まるで、NASAのようなメディアになりたい?

 「ほぼ日ブックス」ごあいさつと紹介


ほぼ日刊イトイ新聞の糸井重里です。
本日は、お集まりくださって
ほんとうにありがとうございました。

もうすでにお手にとってくださっている方や、
お読みになった方もおられるかと思いますが、
これから簡単に「ほぼ日ブックス」ってどういうものだ、
というご説明をいたします。

話しはじめるといくらでも長くなりそうですので、
できるかぎり短くお話ししたいと思います。
ご質問などありましたら、後ほど、
質疑応答の時間を用意しましたので、
足りないところは、そこであらためてお話しできればと、
考えています。

1.いい湯だな、ははんはん。

まず、「ほぼ日ブックス」は、
『時間を買ってもらう商品』であると考えています。
温泉に行って、
商品にカタチがないからと文句を言う人はいません。
持ち帰ることのできない「いい湯」が商品で、
その気持ちのいい時間を、ぼくらは買っています。

テレビや、ビデオや、ゲームや、映画や、ケイタイ電話や、
友だちとのおしゃべりが、競合相手です。
「ほぼ日ブックス」の本を読んでいる時間を、
たのしいと感じてもらえることが、目的。
そういう作り方をしていくつもりですので、
読んだそばから、捨ててしまっても、
ぼくらは残念だとは思わないことにします。
(むろん、大事にされたら、それはそれでうれしいけれど)

「ほぼ日ブックス」の出発時のキャッチフレーズは、
「90分を、わたしに下さい。
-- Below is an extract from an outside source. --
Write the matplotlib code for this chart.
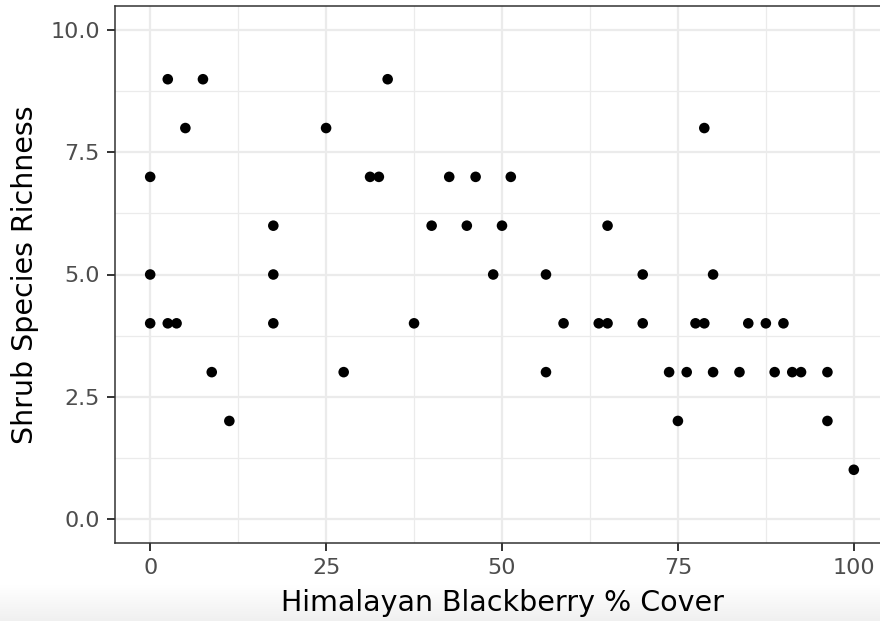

」
というものにしました。

2.門前の小僧、習わぬ教を読む?

だから「ほぼ日ブックス」は、
誰にでも読んでもらえるよう、工夫し続ける本にします。

いままで本を読むのが嫌いだった人、本が苦手な人、
本からしばらく遠ざかっていた人、
そして誰よりも、若い人たちにおもしろがってもらえる本を
つくっていこうとしています。

老人の話はつまらないとか、
高度な話題と低俗な話題だとか、
自分は文科系だから理科系の話はわからないとかいう、
いままでの分類の常識を超えたところにこそ、
楽しみを見つけられるようにしたいのです。
つまり、「食わず嫌いをなくす」ことで、
本を読む人を増やしていきたいと思っています。

「口で書き、耳で読む」というスタイルを、
積極的に取り入れることで、
いわゆる教養の壁を乗り越えられるようにしていきます。
いままで「読んでも分りにくかったこと」を、
「直接聞いたらよくわかった」というような
『門前の小僧、習わぬ教を読む』の方法論を
実践していきます。


3.馬子にも衣装?

さらに、「ほぼ日ブックス」は、
かっこいい本にしていくつもりです。
人間だって、どんな服を着ているか、
どんなヘアスタイルをしているかで、
人々の関心の持ち方が変わります。
持ち歩くとき、読むときには本だってファッションです。
「表紙にカバーをかけないで持ち歩きたくなる本」を、
つくっていくつもりです。

4.損して得とれ?

実は「ほぼ日ブックス」は、読もうと思えば、
無料でも読むことができます。
全部が全部ではありませんが、インターネット上で、
「ほぼ日刊イトイ新聞」にアクセスしたら、
「ほぼ日ブックス」の内容は、
無料で読むことができます。

ほぼ日刊イトイ新聞は、「ほぼ日ブックス」の母体であり、
実は商売敵なのですが、いままでの経験では、
おたがいが活気づくほど、どちらも繁盛しておりますので、
インターネット上での、立ち読み、タダ読み、大歓迎
という方針で、これからもやっていくつもりです。

5.NASAのようになりたい。
 (これは諺になってないけれど)

大道で売っている怪しげな便利小物から、
世界中に知れ渡っているような大きな特許まで。
さらには、さまざまな異業種で活躍する人材も。
「NASAの遺産」だったりしています。

「ほぼ日ブックス」も、こんなふうに、
ここからどこに拡がるかわからないくらいに
意外でおもしろい展開ができたらなぁ、というのが
創刊したぼくらの夢です。
ここから育った流行、ここから生まれた企画、
ここで大きくなった作家、ここから出てきたビジネス...。
そういう副産物が豊かに増殖していく
ようなイメージが、
ぼくらのいちばんやりたいことなのかもしれません。

以上、やっぱり長くなってしまいましたが、
これでも簡単なつもりの、「ほぼ日ブックス」の紹介です。
応援していただけましたら、うれしいです。